### Task details
Reproduce, character for character, the lines below from the first through the one with "const yTicks = [0, 10000, 20000];". Leave pictures out.

───── Source excerpt

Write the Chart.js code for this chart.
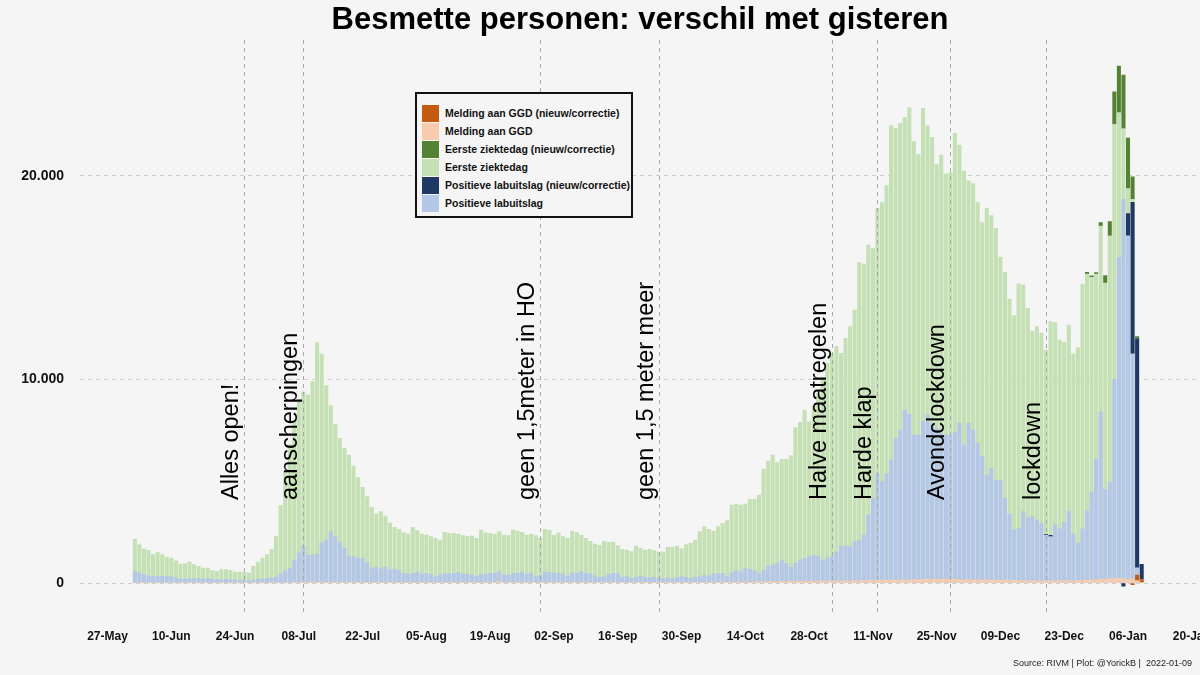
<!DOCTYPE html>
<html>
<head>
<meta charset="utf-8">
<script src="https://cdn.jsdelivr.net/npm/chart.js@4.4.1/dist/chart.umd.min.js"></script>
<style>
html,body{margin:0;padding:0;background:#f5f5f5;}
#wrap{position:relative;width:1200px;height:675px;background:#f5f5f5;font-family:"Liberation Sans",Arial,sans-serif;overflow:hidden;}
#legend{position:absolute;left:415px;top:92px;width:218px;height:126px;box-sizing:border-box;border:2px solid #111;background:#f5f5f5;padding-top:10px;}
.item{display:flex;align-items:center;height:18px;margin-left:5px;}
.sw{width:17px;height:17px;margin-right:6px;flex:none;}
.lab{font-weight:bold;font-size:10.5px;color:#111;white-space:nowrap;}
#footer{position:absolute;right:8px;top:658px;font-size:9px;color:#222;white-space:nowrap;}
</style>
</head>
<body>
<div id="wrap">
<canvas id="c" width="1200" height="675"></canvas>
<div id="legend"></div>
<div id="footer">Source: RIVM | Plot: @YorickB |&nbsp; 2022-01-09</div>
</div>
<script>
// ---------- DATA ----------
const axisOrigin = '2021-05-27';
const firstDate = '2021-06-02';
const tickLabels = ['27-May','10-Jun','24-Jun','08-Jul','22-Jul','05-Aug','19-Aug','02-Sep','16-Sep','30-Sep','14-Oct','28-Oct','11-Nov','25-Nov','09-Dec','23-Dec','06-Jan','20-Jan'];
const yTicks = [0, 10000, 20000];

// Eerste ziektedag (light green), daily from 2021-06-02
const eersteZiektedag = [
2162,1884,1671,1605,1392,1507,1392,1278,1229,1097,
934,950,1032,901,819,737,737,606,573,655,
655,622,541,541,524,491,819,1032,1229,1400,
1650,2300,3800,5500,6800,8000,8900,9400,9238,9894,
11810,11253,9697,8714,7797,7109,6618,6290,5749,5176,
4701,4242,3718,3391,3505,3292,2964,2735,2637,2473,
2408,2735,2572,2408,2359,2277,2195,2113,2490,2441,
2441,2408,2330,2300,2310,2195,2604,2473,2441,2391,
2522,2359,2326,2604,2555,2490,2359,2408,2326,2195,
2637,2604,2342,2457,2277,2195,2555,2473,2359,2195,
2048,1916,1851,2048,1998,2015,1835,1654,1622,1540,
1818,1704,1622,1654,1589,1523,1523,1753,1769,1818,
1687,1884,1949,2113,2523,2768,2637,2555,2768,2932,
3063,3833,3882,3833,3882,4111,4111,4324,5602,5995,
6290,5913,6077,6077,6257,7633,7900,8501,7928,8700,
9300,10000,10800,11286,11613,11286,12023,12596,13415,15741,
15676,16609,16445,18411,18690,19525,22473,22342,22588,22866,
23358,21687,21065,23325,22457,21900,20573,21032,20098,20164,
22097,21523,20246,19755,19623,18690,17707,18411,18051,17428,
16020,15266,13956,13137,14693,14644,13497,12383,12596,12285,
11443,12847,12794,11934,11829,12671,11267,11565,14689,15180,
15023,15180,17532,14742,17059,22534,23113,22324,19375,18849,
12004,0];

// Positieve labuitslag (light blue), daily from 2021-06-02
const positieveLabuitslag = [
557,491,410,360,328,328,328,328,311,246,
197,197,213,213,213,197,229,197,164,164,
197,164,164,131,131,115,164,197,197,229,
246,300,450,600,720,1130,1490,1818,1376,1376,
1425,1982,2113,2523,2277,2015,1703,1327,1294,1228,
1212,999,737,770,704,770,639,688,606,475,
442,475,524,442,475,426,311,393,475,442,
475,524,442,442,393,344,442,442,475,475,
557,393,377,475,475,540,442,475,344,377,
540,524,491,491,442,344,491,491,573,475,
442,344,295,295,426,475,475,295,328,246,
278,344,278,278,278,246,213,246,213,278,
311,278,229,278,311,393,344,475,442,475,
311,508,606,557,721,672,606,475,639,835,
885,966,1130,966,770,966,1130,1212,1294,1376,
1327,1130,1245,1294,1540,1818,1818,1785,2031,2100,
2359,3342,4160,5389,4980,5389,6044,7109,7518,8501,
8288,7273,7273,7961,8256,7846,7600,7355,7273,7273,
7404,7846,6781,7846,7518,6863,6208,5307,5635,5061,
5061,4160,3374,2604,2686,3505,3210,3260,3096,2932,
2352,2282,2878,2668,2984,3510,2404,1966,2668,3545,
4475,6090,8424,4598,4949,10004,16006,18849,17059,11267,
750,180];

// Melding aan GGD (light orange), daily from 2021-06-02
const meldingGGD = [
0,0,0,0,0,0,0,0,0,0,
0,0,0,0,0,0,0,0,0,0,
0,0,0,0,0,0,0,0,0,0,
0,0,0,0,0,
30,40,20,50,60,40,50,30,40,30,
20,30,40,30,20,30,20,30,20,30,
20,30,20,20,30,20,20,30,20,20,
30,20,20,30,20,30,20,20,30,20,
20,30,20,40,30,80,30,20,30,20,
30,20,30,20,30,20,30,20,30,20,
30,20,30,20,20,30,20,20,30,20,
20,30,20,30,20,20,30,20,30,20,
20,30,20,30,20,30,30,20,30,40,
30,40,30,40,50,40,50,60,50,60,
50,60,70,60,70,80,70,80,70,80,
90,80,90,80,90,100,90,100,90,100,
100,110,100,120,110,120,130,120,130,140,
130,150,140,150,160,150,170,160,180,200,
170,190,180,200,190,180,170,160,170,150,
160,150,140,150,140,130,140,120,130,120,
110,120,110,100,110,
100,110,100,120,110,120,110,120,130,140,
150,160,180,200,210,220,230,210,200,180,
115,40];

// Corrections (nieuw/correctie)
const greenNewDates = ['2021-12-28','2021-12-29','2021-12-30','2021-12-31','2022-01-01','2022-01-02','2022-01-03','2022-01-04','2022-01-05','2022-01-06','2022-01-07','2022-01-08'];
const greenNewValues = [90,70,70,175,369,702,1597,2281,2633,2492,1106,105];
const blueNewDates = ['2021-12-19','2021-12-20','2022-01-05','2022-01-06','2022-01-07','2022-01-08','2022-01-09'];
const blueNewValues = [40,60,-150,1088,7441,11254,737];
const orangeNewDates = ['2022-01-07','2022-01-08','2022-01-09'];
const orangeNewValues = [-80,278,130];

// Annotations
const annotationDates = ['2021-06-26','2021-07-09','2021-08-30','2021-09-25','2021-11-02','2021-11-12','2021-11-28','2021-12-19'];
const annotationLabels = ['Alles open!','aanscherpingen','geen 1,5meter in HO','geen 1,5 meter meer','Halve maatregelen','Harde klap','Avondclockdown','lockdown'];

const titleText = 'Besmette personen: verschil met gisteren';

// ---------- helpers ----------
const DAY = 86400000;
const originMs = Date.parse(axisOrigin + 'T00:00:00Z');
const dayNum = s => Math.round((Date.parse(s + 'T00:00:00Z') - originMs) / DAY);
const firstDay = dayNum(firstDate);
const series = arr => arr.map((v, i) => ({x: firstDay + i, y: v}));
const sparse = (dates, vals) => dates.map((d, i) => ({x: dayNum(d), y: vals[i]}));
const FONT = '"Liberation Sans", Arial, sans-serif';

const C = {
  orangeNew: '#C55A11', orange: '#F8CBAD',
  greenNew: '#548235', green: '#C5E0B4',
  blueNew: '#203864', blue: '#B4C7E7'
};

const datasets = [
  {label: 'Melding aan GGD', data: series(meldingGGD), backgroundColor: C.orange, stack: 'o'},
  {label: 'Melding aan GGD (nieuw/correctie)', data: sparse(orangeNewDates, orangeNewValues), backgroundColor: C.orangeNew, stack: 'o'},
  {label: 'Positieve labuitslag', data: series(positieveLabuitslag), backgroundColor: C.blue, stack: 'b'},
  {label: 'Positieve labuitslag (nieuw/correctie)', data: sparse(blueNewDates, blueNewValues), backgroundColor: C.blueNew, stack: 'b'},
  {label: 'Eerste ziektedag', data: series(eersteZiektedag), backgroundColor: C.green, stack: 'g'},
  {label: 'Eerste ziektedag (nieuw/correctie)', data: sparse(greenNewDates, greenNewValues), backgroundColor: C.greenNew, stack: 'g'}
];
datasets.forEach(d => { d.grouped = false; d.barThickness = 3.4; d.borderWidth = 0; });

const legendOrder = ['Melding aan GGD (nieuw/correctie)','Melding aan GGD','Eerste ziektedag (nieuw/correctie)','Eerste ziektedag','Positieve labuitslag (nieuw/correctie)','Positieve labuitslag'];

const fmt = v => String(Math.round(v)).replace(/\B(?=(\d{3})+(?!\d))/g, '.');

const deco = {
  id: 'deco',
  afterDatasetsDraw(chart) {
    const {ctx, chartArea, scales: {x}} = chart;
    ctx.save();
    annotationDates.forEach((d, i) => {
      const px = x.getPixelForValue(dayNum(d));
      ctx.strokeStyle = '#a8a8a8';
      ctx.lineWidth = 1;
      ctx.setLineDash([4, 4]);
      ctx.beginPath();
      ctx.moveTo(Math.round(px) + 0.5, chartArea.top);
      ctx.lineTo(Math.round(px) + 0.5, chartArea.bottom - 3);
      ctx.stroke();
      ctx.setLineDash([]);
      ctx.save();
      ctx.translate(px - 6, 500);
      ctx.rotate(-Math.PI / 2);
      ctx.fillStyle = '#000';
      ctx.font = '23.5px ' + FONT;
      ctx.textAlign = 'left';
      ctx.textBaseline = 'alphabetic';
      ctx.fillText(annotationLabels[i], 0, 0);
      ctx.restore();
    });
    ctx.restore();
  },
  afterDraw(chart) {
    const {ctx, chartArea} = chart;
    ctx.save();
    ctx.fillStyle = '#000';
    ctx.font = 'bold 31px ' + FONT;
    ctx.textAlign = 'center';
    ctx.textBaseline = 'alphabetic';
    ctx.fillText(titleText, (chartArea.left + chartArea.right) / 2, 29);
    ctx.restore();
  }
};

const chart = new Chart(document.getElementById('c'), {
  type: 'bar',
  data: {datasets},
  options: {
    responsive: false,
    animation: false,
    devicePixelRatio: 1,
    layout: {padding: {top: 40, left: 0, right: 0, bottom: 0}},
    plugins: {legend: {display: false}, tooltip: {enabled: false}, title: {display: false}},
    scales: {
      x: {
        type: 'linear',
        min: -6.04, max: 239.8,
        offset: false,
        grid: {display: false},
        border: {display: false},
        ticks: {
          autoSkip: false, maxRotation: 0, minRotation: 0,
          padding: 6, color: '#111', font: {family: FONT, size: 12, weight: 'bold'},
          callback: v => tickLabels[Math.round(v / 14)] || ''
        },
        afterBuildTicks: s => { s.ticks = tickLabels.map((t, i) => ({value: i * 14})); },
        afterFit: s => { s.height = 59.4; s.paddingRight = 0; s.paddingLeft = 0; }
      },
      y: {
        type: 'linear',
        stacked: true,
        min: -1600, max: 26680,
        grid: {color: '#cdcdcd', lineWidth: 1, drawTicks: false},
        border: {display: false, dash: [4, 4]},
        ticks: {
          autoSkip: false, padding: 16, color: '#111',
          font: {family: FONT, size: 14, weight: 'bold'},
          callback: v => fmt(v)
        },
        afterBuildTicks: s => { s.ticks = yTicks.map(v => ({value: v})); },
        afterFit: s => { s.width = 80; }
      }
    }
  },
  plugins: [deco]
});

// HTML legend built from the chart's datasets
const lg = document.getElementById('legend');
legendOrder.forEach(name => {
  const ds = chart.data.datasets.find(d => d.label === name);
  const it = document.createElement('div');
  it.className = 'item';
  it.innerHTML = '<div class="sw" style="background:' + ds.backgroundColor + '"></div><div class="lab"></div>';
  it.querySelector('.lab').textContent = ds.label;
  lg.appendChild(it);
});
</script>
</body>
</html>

──────────

### Result of this task
Write the Chart.js code for this chart.
<!DOCTYPE html>
<html>
<head>
<meta charset="utf-8">
<script src="https://cdn.jsdelivr.net/npm/chart.js@4.4.1/dist/chart.umd.min.js"></script>
<style>
html,body{margin:0;padding:0;background:#f5f5f5;}
#wrap{position:relative;width:1200px;height:675px;background:#f5f5f5;font-family:"Liberation Sans",Arial,sans-serif;overflow:hidden;}
#legend{position:absolute;left:415px;top:92px;width:218px;height:126px;box-sizing:border-box;border:2px solid #111;background:#f5f5f5;padding-top:10px;}
.item{display:flex;align-items:center;height:18px;margin-left:5px;}
.sw{width:17px;height:17px;margin-right:6px;flex:none;}
.lab{font-weight:bold;font-size:10.5px;color:#111;white-space:nowrap;}
#footer{position:absolute;right:8px;top:658px;font-size:9px;color:#222;white-space:nowrap;}
</style>
</head>
<body>
<div id="wrap">
<canvas id="c" width="1200" height="675"></canvas>
<div id="legend"></div>
<div id="footer">Source: RIVM | Plot: @YorickB |&nbsp; 2022-01-09</div>
</div>
<script>
// ---------- DATA ----------
const axisOrigin = '2021-05-27';
const firstDate = '2021-06-02';
const tickLabels = ['27-May','10-Jun','24-Jun','08-Jul','22-Jul','05-Aug','19-Aug','02-Sep','16-Sep','30-Sep','14-Oct','28-Oct','11-Nov','25-Nov','09-Dec','23-Dec','06-Jan','20-Jan'];
const yTicks = [0, 10000, 20000];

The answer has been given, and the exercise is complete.